Cute sci-fi boys on Thursdays, African American comedies on Sundays, wrestling on Fridays: The CW's schedule is Frankenstein's monster, with salvaged parts from the WB and UPN contributing to the mishmash of a body.
On Tuesdays, the combination of "Gilmore Girls," formerly of the WB, and "Veronica Mars," born of UPN, is designed to provide the new CW network with both brain and heart. The shows are similarly smart and snappy with a dark streak and present sometimes funny, sometimes heartbreaking insights on coming of age with a single parent. And in a television landscape that is either fueled by testosterone ("24," "Two and a Half Men") or winkingly post-feminist ("Grey's Anatomy," "Desperate Housewives"), the spirited, independent-minded female leads of "Gilmore Girls" and "Veronica Mars" offer a rare alternative.

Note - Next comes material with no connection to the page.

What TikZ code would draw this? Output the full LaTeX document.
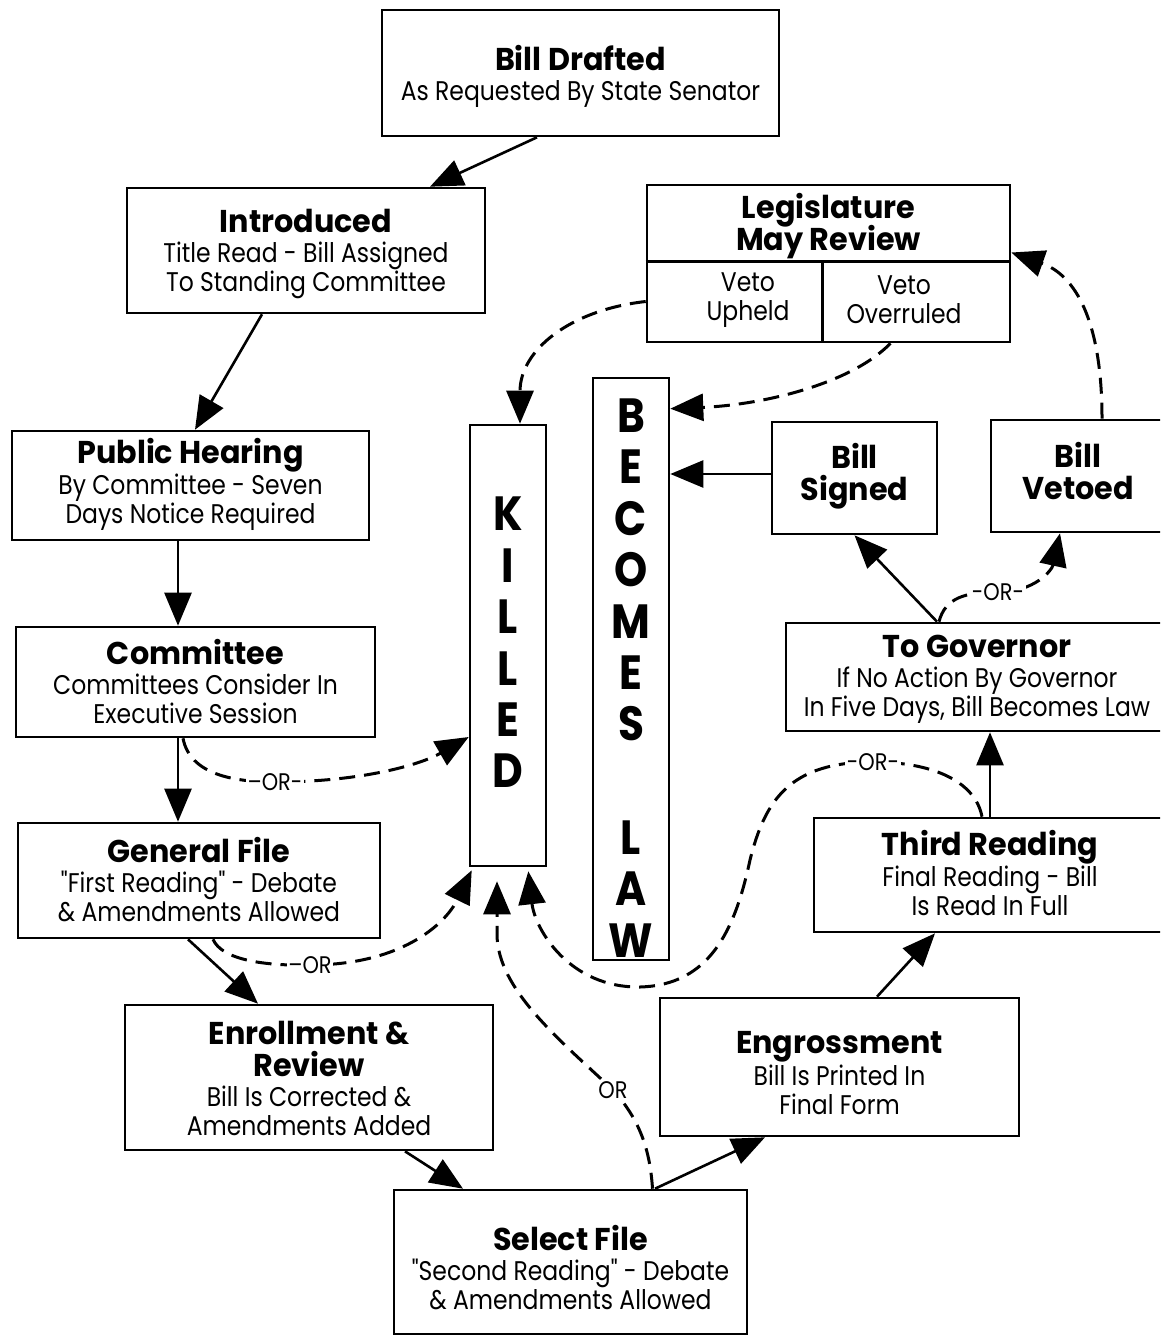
\documentclass[tikz,border=0pt]{standalone}
\usepackage{fontspec}
\newfontfamily\titfam[FakeStretch=0.96]{Poppins}
\newfontfamily\subfam[FakeStretch=0.87]{Poppins}
\newfontfamily\letfam[FakeStretch=0.88]{Poppins}
\usetikzlibrary{arrows.meta,calc}
\newcommand\ttl[1]{{\titfam\bfseries\fontsize{31.5}{33}\selectfont #1}}
\tikzset{
  box/.style={draw, line width=2.6pt, inner sep=0pt},
  txt/.style={inner sep=0pt, align=center, font=\subfam\fontsize{27}{29}\selectfont},
  bigletters/.style={inner sep=0pt, align=center, font=\letfam\bfseries\fontsize{48}{51.4}\selectfont},
  solidarr/.style={line width=2.6pt, -{Triangle[length=33pt,width=27pt]}},
  dasharr/.style={line width=3pt, dash pattern=on 16pt off 9pt, -{Triangle[length=33pt,width=27pt]}},
  orlab/.style={fill=white, inner sep=1.5pt, font=\subfam\fontsize{24}{24}\selectfont},
}
\begin{document}
\begin{tikzpicture}[x=1pt,y=-1pt]
\useasboundingbox (0,0) rectangle (1160,1337);
\clip (0,0) rectangle (1160,1337);
\fill[white] (0,0) rectangle (1160,1337);

% boxes and their texts
\node[box, minimum width=397pt, minimum height=126pt] (bd) at (580.5,73) {};
\node[txt] (bdT) at ([yshift=-3pt]bd.center) {\ttl{Bill Drafted}\\[1pt] As Requested By State Senator};
\node[box, minimum width=358pt, minimum height=125pt] (intro) at (306,250.5) {};
\node[txt] (introT) at ([yshift=-3pt]intro.center) {\ttl{Introduced}\\[1pt] Title Read - Bill Assigned\\ To Standing Committee};
\node[box, minimum width=363pt, minimum height=157pt] (legis) at (828.5,263.5) {};
\node[txt] (legT) at (828.5,226) {\ttl{Legislature}\\[-3pt] \ttl{May Review}};
\node[txt] (vU) at (748,300) {Veto\\ Upheld};
\node[txt] (vO) at (904,300) {Veto\\ Overruled};
\node[box, minimum width=357pt, minimum height=109pt] (ph) at (190.5,485.5) {};
\node[txt] (phT) at ([yshift=1pt]ph.center) {\ttl{Public Hearing}\\[1pt] By Committee - Seven\\ Days Notice Required};
\node[box, minimum width=76pt, minimum height=441pt] (killed) at (508,645.5) {};
\node[bigletters] (kT) at (508,642.5) {K\\ I\\ L\\ L\\ E\\ D};
\node[box, minimum width=76pt, minimum height=582pt] (law) at (631,669) {};
\node[bigletters] (lT) at (631,678) {B\\ E\\ C\\ O\\ M\\ E\\ S\\[62pt] L\\ A\\ W};
\node[box, minimum width=165pt, minimum height=112pt] (signed) at (854.5,478) {};
\node[txt] (signedT) at ([yshift=2pt]signed.center) {\ttl{Bill}\\[3pt] \ttl{Signed}};
\node[box, minimum width=174pt, minimum height=112pt] (vetoed) at (1078,476) {};
\node[txt] (vetoedT) at ([yshift=5pt]vetoed.center) {\ttl{Bill}\\[3pt] \ttl{Vetoed}};
\node[box, minimum width=359pt, minimum height=110pt] (comm) at (195.5,682) {};
\node[txt] (commT) at ([yshift=1pt]comm.center) {\ttl{Committee}\\[1pt] Committees Consider In\\ Executive Session};
\node[box, minimum width=382pt, minimum height=108pt] (gov) at (977,677) {};
\node[txt] (govT) at ([yshift=-2pt]gov.center) {\ttl{To Governor}\\[1pt] If No Action By Governor\\ In Five Days, Bill Becomes Law};
\node[box, minimum width=362pt, minimum height=115pt] (gf) at (199,880.5) {};
\node[txt] (gfT) at ([yshift=1pt]gf.center) {\ttl{General File}\\[1pt] "First Reading" - Debate\\ \& Amendments Allowed};
\node[box, minimum width=352pt, minimum height=114pt] (third) at (990,875) {};
\node[txt] (thirdT) at ([yshift=2pt]third.center) {\ttl{Third Reading}\\[1pt] Final Reading - Bill\\ Is Read In Full};
\node[box, minimum width=359pt, minimum height=138pt] (engr) at (839.5,1067) {};
\node[txt] (engrT) at ([yshift=-6pt]engr.center) {\ttl{Engrossment}\\[1pt] Bill Is Printed In\\ Final Form};
\node[box, minimum width=368pt, minimum height=145pt] (enroll) at (309,1077.5) {};
\node[txt] (enrollT) at ([yshift=-1pt]enroll.center) {\ttl{Enrollment \&}\\[3pt] \ttl{Review}\\[1pt] Bill Is Corrected \&\\ Amendments Added};
\node[box, minimum width=353pt, minimum height=144pt] (select) at (570.5,1262) {};
\node[txt] (selectT) at ([yshift=-6pt]select.center) {\ttl{Select File}\\[1pt] "Second Reading" - Debate\\ \& Amendments Allowed};

% legislature dividers
\draw[line width=2.6pt] ([yshift=-78pt]legis.north west) -- ([yshift=-78pt]legis.north east);
\draw[line width=2.6pt] ([xshift=177pt,yshift=-78pt]legis.north west) -- ([xshift=177pt]legis.south west);

% solid arrows
\draw[solidarr] ([xshift=-43.5pt]bd.south) -- ([xshift=124pt]intro.north);
\draw[solidarr] ([xshift=-44pt]intro.south) -- ([xshift=4.5pt]ph.north);
\draw[solidarr] ([xshift=-12.5pt]ph.south) -- ([xshift=-17.5pt]comm.north);
\draw[solidarr] ([xshift=-17.5pt]comm.south) -- ([xshift=-21pt]gf.north);
\draw[solidarr] ([xshift=-11pt]gf.south) -- ([xshift=-51pt]enroll.north);
\draw[solidarr] ([xshift=96pt]enroll.south) -- ([xshift=-107.5pt]select.north);
\draw[solidarr] ([xshift=84.5pt]select.north) -- ([xshift=-74.5pt]engr.south);
\draw[solidarr] ([xshift=37.5pt]engr.north) -- ([xshift=-55pt]third.south);
\draw[solidarr] (third.north) -- ([xshift=13pt]gov.south);
\draw[solidarr] ([xshift=-40pt]gov.north) -- (signed.south);
\coordinate (sw) at ([yshift=4pt]signed.west);
\draw[solidarr] (sw) -- (sw -| law.east);

% dashed arrows
\draw[dasharr] ([xshift=-12.5pt]comm.south) .. controls (190,775) and (235,782) .. (275,782)
  node[orlab] (or1) {–OR-}
  .. controls (360,782) and (420,765) .. ([yshift=-91.5pt]killed.west);
\draw[dasharr] ([xshift=14pt]gf.south) .. controls (222,960) and (265,966) .. (310,965)
  node[orlab] (or2) {–OR}
  .. controls (400,965) and (445,925) .. ([xshift=3pt,yshift=-3pt]killed.south west);
\draw[dasharr] ([xshift=82pt]select.north) .. controls (650,1150) and (640,1120) .. (613,1090)
  node[orlab] (or3) {OR}
  .. controls (560,1040) and (498,990) .. (497,935) -- ([xshift=-11pt,yshift=-14pt]killed.south);
\draw[dasharr] ([xshift=-8pt]third.north) .. controls (975,780) and (930,762) .. (873,762)
  node[orlab] (or4) {-OR-}
  .. controls (790,762) and (765,800) .. (750,860)
  .. controls (735,930) and (710,985) .. (640,987)
  .. controls (570,988) and (535,930) .. ([xshift=-19pt,yshift=-4pt]killed.south east);
\draw[dasharr] ([yshift=-38pt]legis.west) .. controls (570,310) and (520,350) .. ([xshift=12pt]killed.north);
\draw[dasharr] ([xshift=62pt]legis.south) .. controls (850,385) and (760,405) .. ([yshift=-32pt]law.north east);
\draw[dasharr] ([xshift=24pt]vetoed.north) .. controls (1102,320) and (1075,275) .. ([yshift=11pt]legis.east);
\draw[dasharr] ([xshift=-38pt]gov.north) .. controls (945,598) and (965,592) .. (998,592)
  node[orlab] (or5) {-OR-}
  .. controls (1035,592) and (1052,570) .. ([xshift=-18pt]vetoed.south);
\end{tikzpicture}
\end{document}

Measured in business terms, the shows are at opposite ends of the success spectrum. And whether one show can help the other find a wider audience is a yardstick by which the success of the CW will be judged.
On Sept. 26, "Gilmore Girls" will begin its seventh — and perhaps final — season, having finished Season 6 with an average of 4.4 million viewers. As the second-most-popular show on the WB, there was no question that the mother-daughter fan favorite would be a key asset in the CW's quest to corner the advertising market among 18-to-34-year-olds.